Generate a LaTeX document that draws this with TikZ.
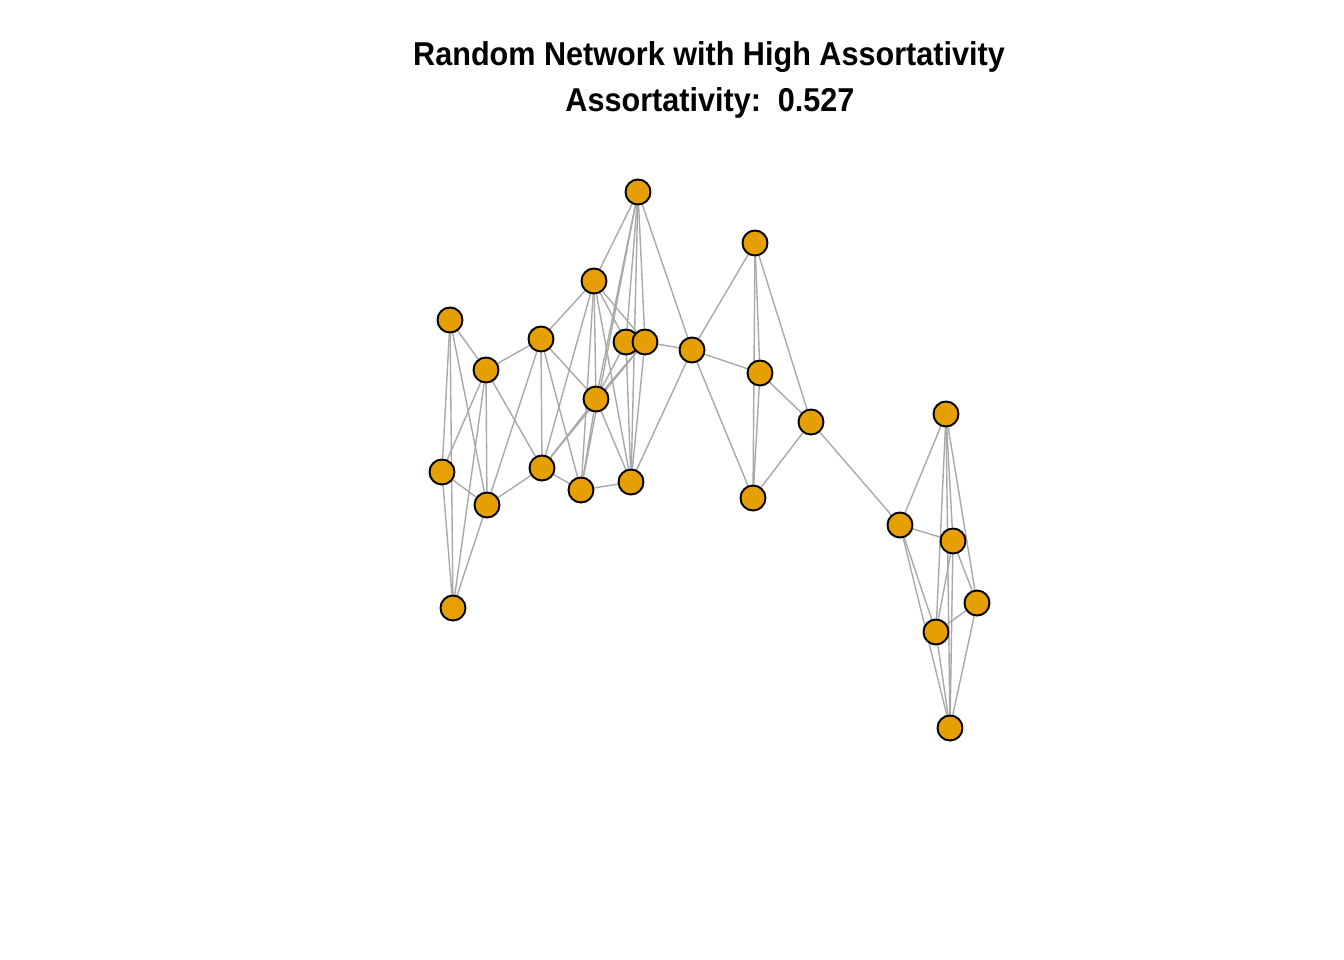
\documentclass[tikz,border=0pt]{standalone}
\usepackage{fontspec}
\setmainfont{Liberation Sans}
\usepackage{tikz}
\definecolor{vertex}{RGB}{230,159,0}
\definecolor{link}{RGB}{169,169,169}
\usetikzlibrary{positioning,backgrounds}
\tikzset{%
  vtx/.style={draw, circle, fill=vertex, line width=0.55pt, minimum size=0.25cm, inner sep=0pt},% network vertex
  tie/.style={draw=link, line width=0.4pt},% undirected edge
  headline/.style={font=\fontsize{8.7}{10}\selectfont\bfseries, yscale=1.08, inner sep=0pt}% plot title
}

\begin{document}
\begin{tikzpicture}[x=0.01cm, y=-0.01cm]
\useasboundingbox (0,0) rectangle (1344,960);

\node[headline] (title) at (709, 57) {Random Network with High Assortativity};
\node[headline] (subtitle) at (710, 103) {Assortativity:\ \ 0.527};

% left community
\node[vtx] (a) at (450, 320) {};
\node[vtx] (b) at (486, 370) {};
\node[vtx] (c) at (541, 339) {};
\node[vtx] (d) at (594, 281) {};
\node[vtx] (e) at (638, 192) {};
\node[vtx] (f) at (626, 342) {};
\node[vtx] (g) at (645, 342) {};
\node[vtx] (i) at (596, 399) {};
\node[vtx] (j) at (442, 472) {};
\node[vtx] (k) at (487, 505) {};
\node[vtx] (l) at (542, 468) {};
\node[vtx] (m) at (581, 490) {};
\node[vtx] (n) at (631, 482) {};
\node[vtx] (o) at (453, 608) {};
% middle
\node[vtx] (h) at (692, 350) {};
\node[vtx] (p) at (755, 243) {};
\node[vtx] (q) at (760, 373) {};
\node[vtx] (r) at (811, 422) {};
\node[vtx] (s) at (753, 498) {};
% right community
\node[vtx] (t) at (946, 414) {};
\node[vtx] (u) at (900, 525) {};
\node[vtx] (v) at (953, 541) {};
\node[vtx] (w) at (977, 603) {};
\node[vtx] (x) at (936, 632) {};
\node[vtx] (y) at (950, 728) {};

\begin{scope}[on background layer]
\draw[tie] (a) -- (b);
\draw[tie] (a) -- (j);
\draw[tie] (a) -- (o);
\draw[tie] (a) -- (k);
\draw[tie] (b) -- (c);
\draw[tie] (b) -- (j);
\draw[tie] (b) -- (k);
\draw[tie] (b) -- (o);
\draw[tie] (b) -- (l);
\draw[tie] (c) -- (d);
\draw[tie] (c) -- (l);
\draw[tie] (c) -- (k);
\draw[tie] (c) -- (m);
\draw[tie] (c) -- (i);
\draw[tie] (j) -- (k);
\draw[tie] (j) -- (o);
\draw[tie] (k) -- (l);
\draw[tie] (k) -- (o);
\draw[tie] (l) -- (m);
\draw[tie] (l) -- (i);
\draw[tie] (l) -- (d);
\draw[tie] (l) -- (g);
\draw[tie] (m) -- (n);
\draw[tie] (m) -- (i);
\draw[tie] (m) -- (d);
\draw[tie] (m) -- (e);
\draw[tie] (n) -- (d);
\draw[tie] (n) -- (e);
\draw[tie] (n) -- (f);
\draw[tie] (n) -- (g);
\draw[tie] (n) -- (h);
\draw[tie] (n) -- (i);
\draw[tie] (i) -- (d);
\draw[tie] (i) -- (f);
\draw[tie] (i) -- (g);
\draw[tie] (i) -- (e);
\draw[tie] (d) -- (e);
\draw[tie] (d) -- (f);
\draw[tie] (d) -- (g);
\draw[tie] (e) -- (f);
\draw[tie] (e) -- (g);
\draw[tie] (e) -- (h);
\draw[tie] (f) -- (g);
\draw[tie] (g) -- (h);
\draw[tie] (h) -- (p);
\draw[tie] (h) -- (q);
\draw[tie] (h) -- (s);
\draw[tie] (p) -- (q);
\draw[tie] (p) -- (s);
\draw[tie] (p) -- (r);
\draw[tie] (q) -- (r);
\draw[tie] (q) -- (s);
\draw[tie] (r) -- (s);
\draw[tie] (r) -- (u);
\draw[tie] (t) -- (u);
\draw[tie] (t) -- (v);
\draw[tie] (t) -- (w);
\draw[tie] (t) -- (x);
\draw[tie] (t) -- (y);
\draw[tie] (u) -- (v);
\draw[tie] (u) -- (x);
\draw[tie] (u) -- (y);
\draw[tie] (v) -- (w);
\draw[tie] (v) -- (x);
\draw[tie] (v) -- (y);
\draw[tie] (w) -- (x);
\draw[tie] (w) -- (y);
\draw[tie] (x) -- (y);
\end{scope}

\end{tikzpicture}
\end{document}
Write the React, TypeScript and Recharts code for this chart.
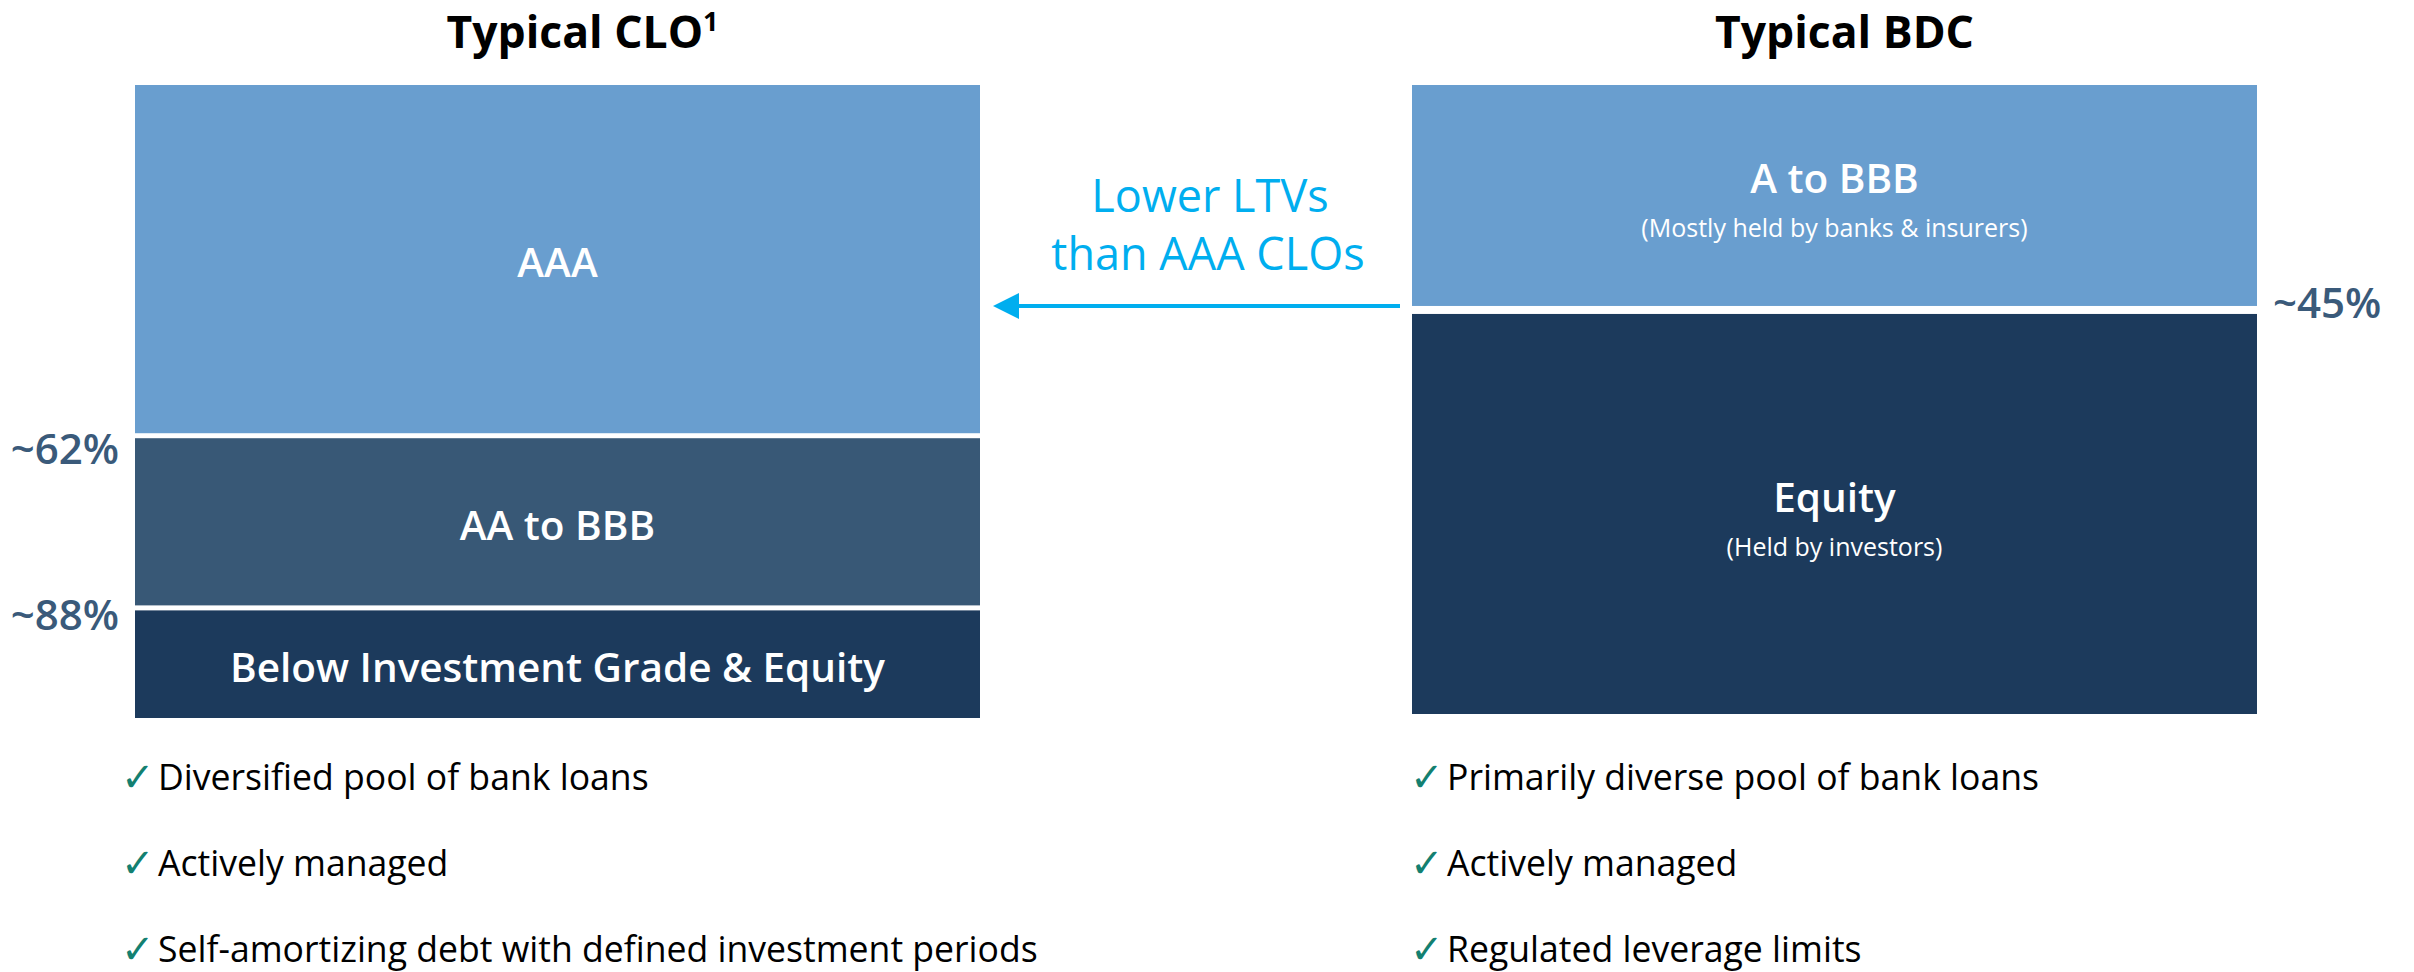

════════

Task brief: Copy the material above exactly and drop the pictures.

Finished task:
Generate a LaTeX document that draws this with TikZ.
\documentclass[tikz,border=0pt]{standalone}
\usepackage{fontspec}
\setmainfont{Liberation Sans}
\usepackage{tikz}
\definecolor{vertex}{RGB}{230,159,0}
\definecolor{link}{RGB}{169,169,169}
\usetikzlibrary{positioning,backgrounds}
\tikzset{%
  vtx/.style={draw, circle, fill=vertex, line width=0.55pt, minimum size=0.25cm, inner sep=0pt},% network vertex
  tie/.style={draw=link, line width=0.4pt},% undirected edge
  headline/.style={font=\fontsize{8.7}{10}\selectfont\bfseries, yscale=1.08, inner sep=0pt}% plot title
}

\begin{document}
\begin{tikzpicture}[x=0.01cm, y=-0.01cm]
\useasboundingbox (0,0) rectangle (1344,960);

\node[headline] (title) at (709, 57) {Random Network with High Assortativity};
\node[headline] (subtitle) at (710, 103) {Assortativity:\ \ 0.527};

% left community
\node[vtx] (a) at (450, 320) {};
\node[vtx] (b) at (486, 370) {};
\node[vtx] (c) at (541, 339) {};
\node[vtx] (d) at (594, 281) {};
\node[vtx] (e) at (638, 192) {};
\node[vtx] (f) at (626, 342) {};
\node[vtx] (g) at (645, 342) {};
\node[vtx] (i) at (596, 399) {};
\node[vtx] (j) at (442, 472) {};
\node[vtx] (k) at (487, 505) {};
\node[vtx] (l) at (542, 468) {};
\node[vtx] (m) at (581, 490) {};
\node[vtx] (n) at (631, 482) {};
\node[vtx] (o) at (453, 608) {};
% middle
\node[vtx] (h) at (692, 350) {};
\node[vtx] (p) at (755, 243) {};
\node[vtx] (q) at (760, 373) {};
\node[vtx] (r) at (811, 422) {};
\node[vtx] (s) at (753, 498) {};
% right community
\node[vtx] (t) at (946, 414) {};
\node[vtx] (u) at (900, 525) {};
\node[vtx] (v) at (953, 541) {};
\node[vtx] (w) at (977, 603) {};
\node[vtx] (x) at (936, 632) {};
\node[vtx] (y) at (950, 728) {};

\begin{scope}[on background layer]
\draw[tie] (a) -- (b);
\draw[tie] (a) -- (j);
\draw[tie] (a) -- (o);
\draw[tie] (a) -- (k);
\draw[tie] (b) -- (c);
\draw[tie] (b) -- (j);
\draw[tie] (b) -- (k);
\draw[tie] (b) -- (o);
\draw[tie] (b) -- (l);
\draw[tie] (c) -- (d);
\draw[tie] (c) -- (l);
\draw[tie] (c) -- (k);
\draw[tie] (c) -- (m);
\draw[tie] (c) -- (i);
\draw[tie] (j) -- (k);
\draw[tie] (j) -- (o);
\draw[tie] (k) -- (l);
\draw[tie] (k) -- (o);
\draw[tie] (l) -- (m);
\draw[tie] (l) -- (i);
\draw[tie] (l) -- (d);
\draw[tie] (l) -- (g);
\draw[tie] (m) -- (n);
\draw[tie] (m) -- (i);
\draw[tie] (m) -- (d);
\draw[tie] (m) -- (e);
\draw[tie] (n) -- (d);
\draw[tie] (n) -- (e);
\draw[tie] (n) -- (f);
\draw[tie] (n) -- (g);
\draw[tie] (n) -- (h);
\draw[tie] (n) -- (i);
\draw[tie] (i) -- (d);
\draw[tie] (i) -- (f);
\draw[tie] (i) -- (g);
\draw[tie] (i) -- (e);
\draw[tie] (d) -- (e);
\draw[tie] (d) -- (f);
\draw[tie] (d) -- (g);
\draw[tie] (e) -- (f);
\draw[tie] (e) -- (g);
\draw[tie] (e) -- (h);
\draw[tie] (f) -- (g);
\draw[tie] (g) -- (h);
\draw[tie] (h) -- (p);
\draw[tie] (h) -- (q);
\draw[tie] (h) -- (s);
\draw[tie] (p) -- (q);
\draw[tie] (p) -- (s);
\draw[tie] (p) -- (r);
\draw[tie] (q) -- (r);
\draw[tie] (q) -- (s);
\draw[tie] (r) -- (s);
\draw[tie] (r) -- (u);
\draw[tie] (t) -- (u);
\draw[tie] (t) -- (v);
\draw[tie] (t) -- (w);
\draw[tie] (t) -- (x);
\draw[tie] (t) -- (y);
\draw[tie] (u) -- (v);
\draw[tie] (u) -- (x);
\draw[tie] (u) -- (y);
\draw[tie] (v) -- (w);
\draw[tie] (v) -- (x);
\draw[tie] (v) -- (y);
\draw[tie] (w) -- (x);
\draw[tie] (w) -- (y);
\draw[tie] (x) -- (y);
\end{scope}

\end{tikzpicture}
\end{document}
Write the React, TypeScript and Recharts code for this chart.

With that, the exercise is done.